Mechanical vs Automotive Engineering: Key Differences & Career Paths

Mechanical Engineering designs machines, engines, and tools from toasters to turbines. Automotive Engineering is its focused child: it takes those principles and zeroes in on cars, trucks, and motorcycles, optimizing safety, performance, and emissions.

People blur them because every car is a machine—so every automotive expert seems “mechanical.” Yet a power-plant turbine engineer rarely knows crash-test standards, and a brake-system designer may never size a factory conveyor belt. Same family, different rooms.

Key Differences

Mechanical Engineering covers thermodynamics, materials, and manufacturing across industries. Automotive Engineering narrows to vehicle dynamics, aerodynamics, power-train calibration, and regulatory compliance like Euro 6 or EPA rules. Projects: jet engines vs. hybrid SUV batteries.

Which One Should You Choose?

Love broad inventing and multi-industry doors?
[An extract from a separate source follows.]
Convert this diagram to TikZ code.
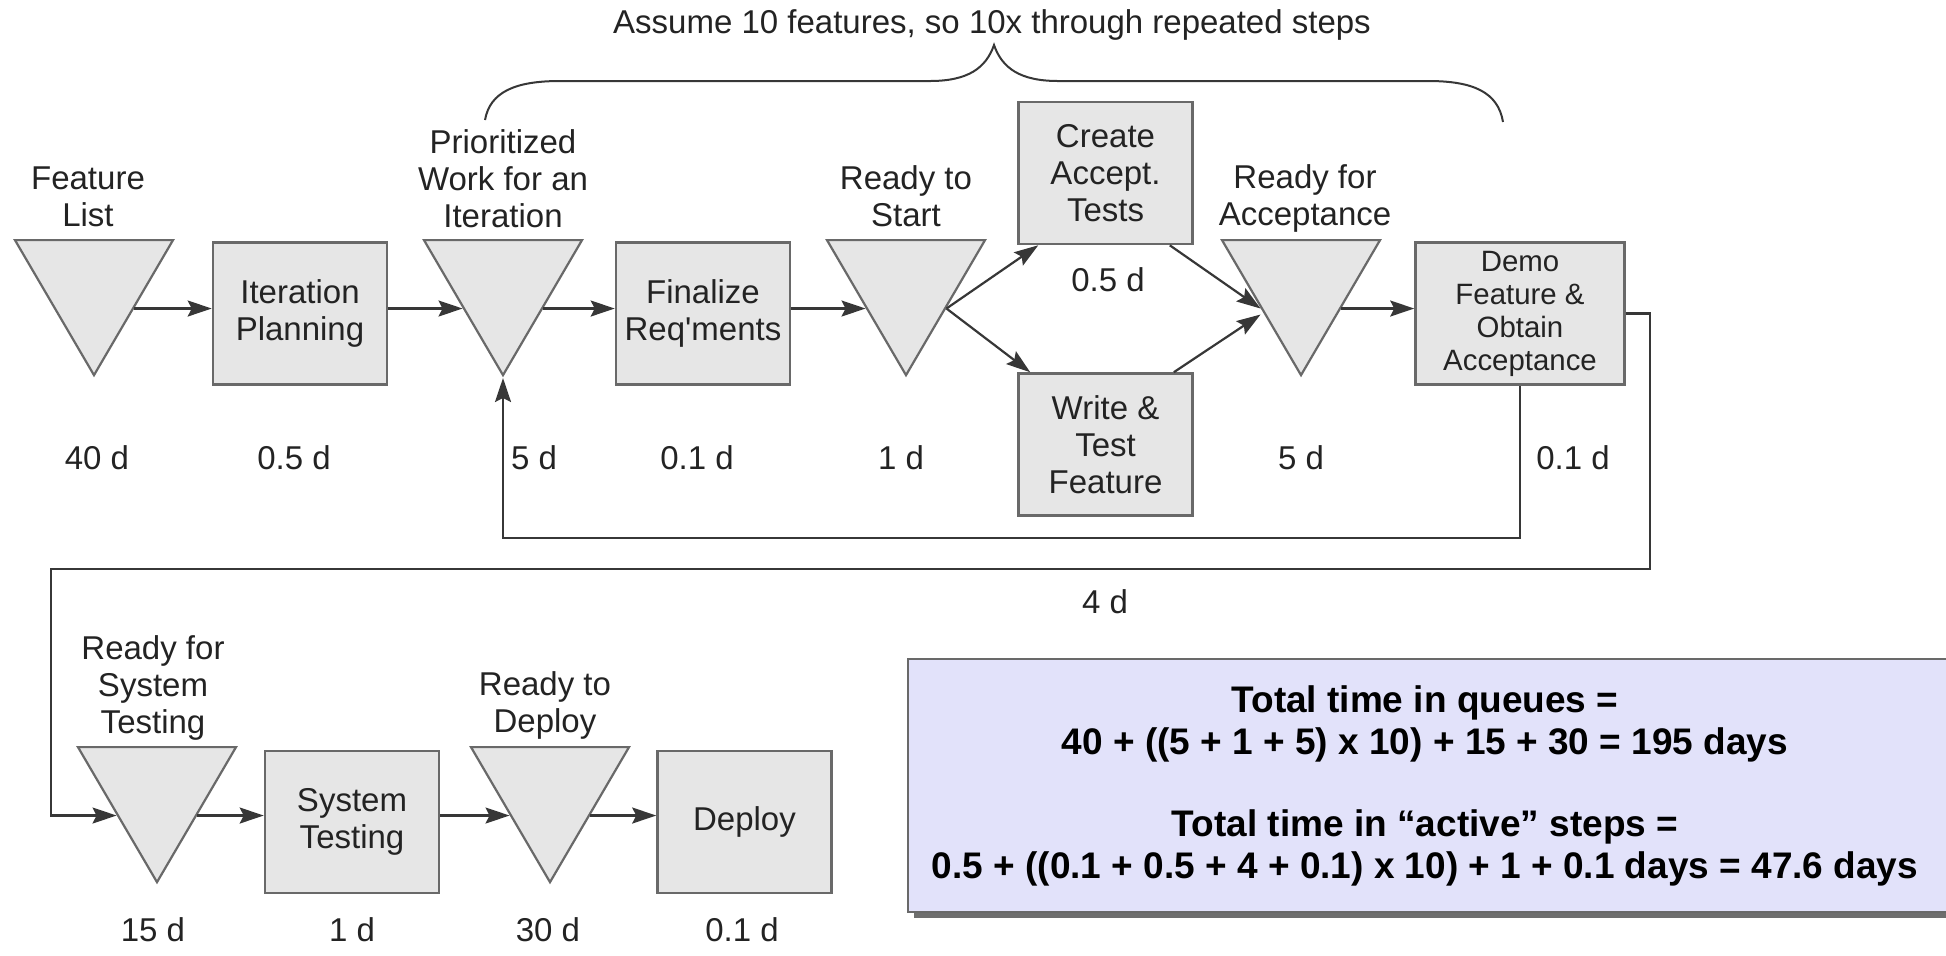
\documentclass[tikz,border=0pt]{standalone}
\usepackage{fontspec}
\setmainfont{Liberation Sans}
\usetikzlibrary{arrows.meta,shapes.geometric}

\definecolor{boxfill}{RGB}{230,230,230}
\definecolor{boxline}{RGB}{105,105,105}
\definecolor{flowline}{RGB}{55,55,55}
\definecolor{labeltext}{RGB}{35,35,35}
\definecolor{sumfill}{RGB}{226,226,250}
\definecolor{sumshadow}{RGB}{110,110,110}

\tikzset{
  activity/.style={draw=boxline,fill=boxfill,line width=1.3pt,minimum width=87pt,minimum height=71pt,align=center,inner sep=2pt},
  queue/.style={isosceles triangle,isosceles triangle stretches,shape border rotate=270,draw=boxline,fill=boxfill,line width=1.1pt,minimum width=79pt,minimum height=67.5pt,inner sep=0pt,anchor=apex},
  caption/.style={align=center},
  flow/.style={->,draw=flowline,line width=1.1pt},
  brace/.style={draw=flowline,line width=1pt},
}

\begin{document}
\begin{tikzpicture}[x=0.5pt,y=-0.5pt,>={Stealth[length=12pt,width=8pt,inset=2pt]},
  font=\fontsize{16.5}{18.5}\selectfont,text=labeltext]
\useasboundingbox (0,0) rectangle (1946,955);

% repeated part
\node (title) at (992,25) {Assume 10 features, so 10x through repeated steps};
\draw[brace] (485,120) .. controls (490,92) and (515,81) .. (560,81) -- (930,81)
  .. controls (968,81) and (986,68) .. (994,45)
  .. controls (1002,68) and (1020,81) .. (1058,81) -- (1428,81)
  .. controls (1473,81) and (1498,92) .. (1503,122);

% first row
\node[queue] (fl) at (94,378) {};
\node[activity] (ip) at (300,313.5) {Iteration\\Planning};
\node[queue] (pw) at (503,378) {};
\node[activity] (fr) at (703,313.5) {Finalize\\Req\textquotesingle ments};
\node[queue] (rs) at (906,378) {};
\node[activity] (ca) at (1105.5,173) {Create\\Accept.\\Tests};
\node[activity] (wt) at (1105.5,444.5) {Write \&\\Test\\Feature};
\node[queue] (ra) at (1301,378) {};
\node[activity,minimum width=104.5pt,font=\fontsize{14.7}{16.5}\selectfont] (demo) at (1520,313.5) {Demo\\Feature \&\\Obtain\\Acceptance};

\node[caption] (flcap) at (88,197) {Feature\\List};
\node[caption] (pwcap) at (503,179) {Prioritized\\Work for an\\Iteration};
\node[caption] (rscap) at (906,196) {Ready to\\Start};
\node[caption] (racap) at (1305,198) {Ready for\\Acceptance};

\node (fltime) at (97,458) {40 d};
\node (iptime) at (294,458) {0.5 d};
\node (pwtime) at (534,458) {5 d};
\node (frtime) at (697,458) {0.1 d};
\node (rstime) at (901,458) {1 d};
\node (catime) at (1108,280) {0.5 d};
\node (ratime) at (1301,458) {5 d};
\node (demotime) at (1573,458) {0.1 d};
\node (wttime) at (1105,602) {4 d};

\draw[flow] (fl.left side) -- (fl.left side -| ip.west);
\draw[flow] (ip.east |- pw.right side) -- (pw.right side);
\draw[flow] (pw.left side) -- (pw.left side -| fr.west);
\draw[flow] (fr.east |- rs.right side) -- (rs.right side);
\draw[flow] (rs.left side) -- ([xshift=10.5pt]ca.south west);
\draw[flow] (rs.left side) -- ([xshift=6.5pt]wt.north west);
\draw[flow] ([xshift=-12pt]ca.south east) -- (ra.right side);
\draw[flow] ([xshift=-10pt]wt.north east) -- ([yshift=-3pt]ra.right side);
\draw[flow] (ra.left side) -- (ra.left side -| demo.west);
% back for the next feature
\draw[flow] (demo.south) |- ([yshift=-80pt]pw.apex) -- (pw.apex);

% second row
\node[queue] (rst) at (157,885) {};
\node[activity] (st) at (352,822) {System\\Testing};
\node[queue] (rtd) at (550,885) {};
\node[activity] (dp) at (744.5,822) {Deploy};

\node[caption] (rstcap) at (153,688) {Ready for\\System\\Testing};
\node[caption] (rtdcap) at (545,705) {Ready to\\Deploy};

\node (rsttime) at (153,930) {15 d};
\node (sttime) at (352,930) {1 d};
\node (rtdtime) at (548,930) {30 d};
\node (dptime) at (742,930) {0.1 d};

\coordinate (turnR) at (1650,569);
\coordinate (turnL) at (51,569);
\draw[flow] (demo.east) -| (turnR) -- (turnL) |- (rst.right side);
\draw[flow] (rst.left side) -- (rst.left side -| st.west);
\draw[flow] (st.east |- rtd.right side) -- (rtd.right side);
\draw[flow] (rtd.left side) -- (rtd.left side -| dp.west);

% totals
\fill[sumshadow] (914,665) rectangle (1996,918);
\draw[draw=boxline,fill=sumfill,line width=1.3pt] (908,659) rectangle (1990,912);
\node[align=center,text=black,font=\bfseries\fontsize{18.5}{21}\selectfont] (totals) at (1425,786)
  {Total time in queues =\\40 + ((5 + 1 + 5) x 10) + 15 + 30 = 195 days\\[20pt]
   Total time in “active” steps =\\0.5 + ((0.1 + 0.5 + 4 + 0.1) x 10) + 1 + 0.1 days = 47.6 days};
\end{tikzpicture}
\end{document}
Mechanical. Obsess over 0-60 times, EV ranges, and Formula 1? Automotive. Both start with a four-year ABET degree; automotive often adds SAE projects and OEM internships.

Can I switch from Mechanical to Automotive later?

Yes. Many grads join OEMs after a master’s or internal vehicle-specific training.

Who earns more?

Salaries overlap, but specialized automotive roles in EV or autonomous sectors can outpace general mechanical averages.